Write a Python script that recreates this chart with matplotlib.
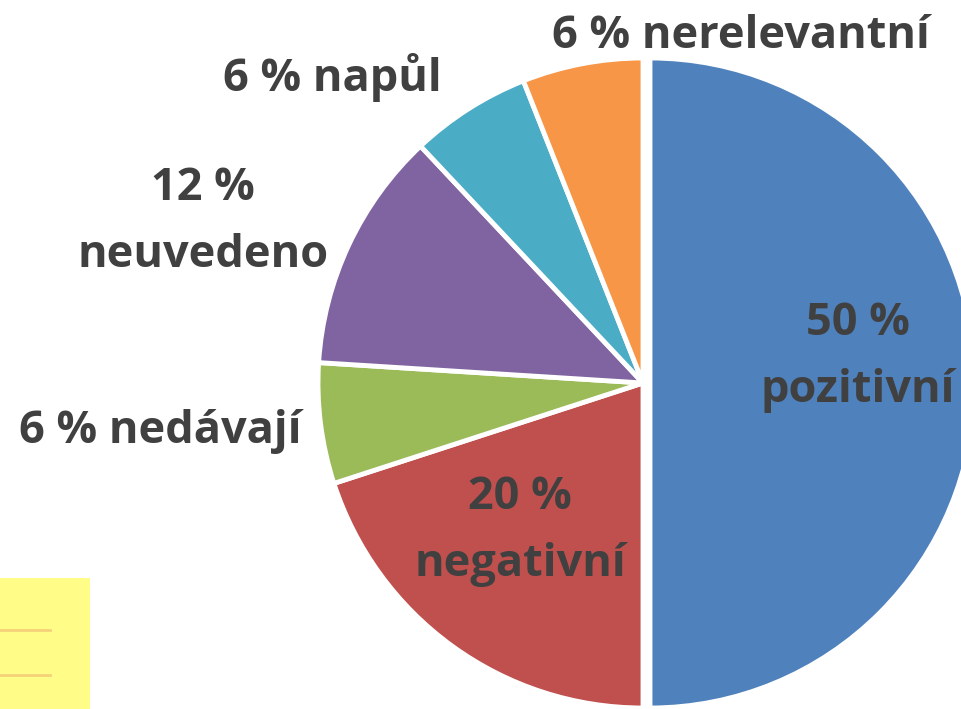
import matplotlib
matplotlib.use("Agg")
import matplotlib.pyplot as plt
from matplotlib.patches import Rectangle

categories = ["pozitivní", "negativní", "nedávají", "neuvedeno", "napůl", "nerelevantní"]
values = [50, 20, 6, 12, 6, 6]
label_texts = ["50 %\npozitivní", "20 %\nnegativní", "6 % nedávají",
               "12 %\nneuvedeno", "6 % napůl", "6 % nerelevantní"]
colors = ["#4F81BD", "#C0504D", "#9BBB59", "#8064A2", "#4BACC6", "#F79646"]

W, H = 961, 709
fig = plt.figure(figsize=(W / 100, H / 100), dpi=100)
ax = fig.add_axes([0, 0, 1, 1])
ax.set_xlim(0, W)
ax.set_ylim(0, H)
ax.axis("off")

cx, cy, r = 643, H - 383, 325
# explode offset is in data units (pixels here)
explode = [7, 0, 0, 0, 0, 0]
ax.pie(values, colors=colors, startangle=90, counterclock=False,
       center=(cx, cy), radius=r, explode=explode,
       wedgeprops=dict(edgecolor="white", linewidth=3.5), frame=False)
ax.set_xlim(0, W)
ax.set_ylim(0, H)
ax.set_aspect("equal")

# label positions in pixel coordinates (from top)
label_pos = [(858, 357), (520, 531), (160, 432), (203, 222), (332, 78), (741, 37)]
for txt, (x, y) in zip(label_texts, label_pos):
    ax.text(x, H - y, txt, ha="center", va="center", fontsize=32.5,
            fontweight="bold", color="#404040", family="Open Sans",
            linespacing=1.62)

# sticky note artifact bottom-left
ax.add_patch(Rectangle((0, 0), 90, H - 578, facecolor="#FFFC87", edgecolor="none", zorder=0))
ax.plot([0, 50], [H - 630, H - 630], color="#F5D27A", lw=2, zorder=1)
ax.plot([0, 50], [H - 675, H - 675], color="#F5D27A", lw=2, zorder=1)

fig.savefig("out.png", dpi=100)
────────
WRITTEN REQUEST :: Scan the data above; copy every line where "matplotlib" appears.

FINISHED ANSWER ::
Write a Python script that recreates this chart with matplotlib.
import matplotlib
matplotlib.use("Agg")
import matplotlib.pyplot as plt
from matplotlib.patches import Rectangle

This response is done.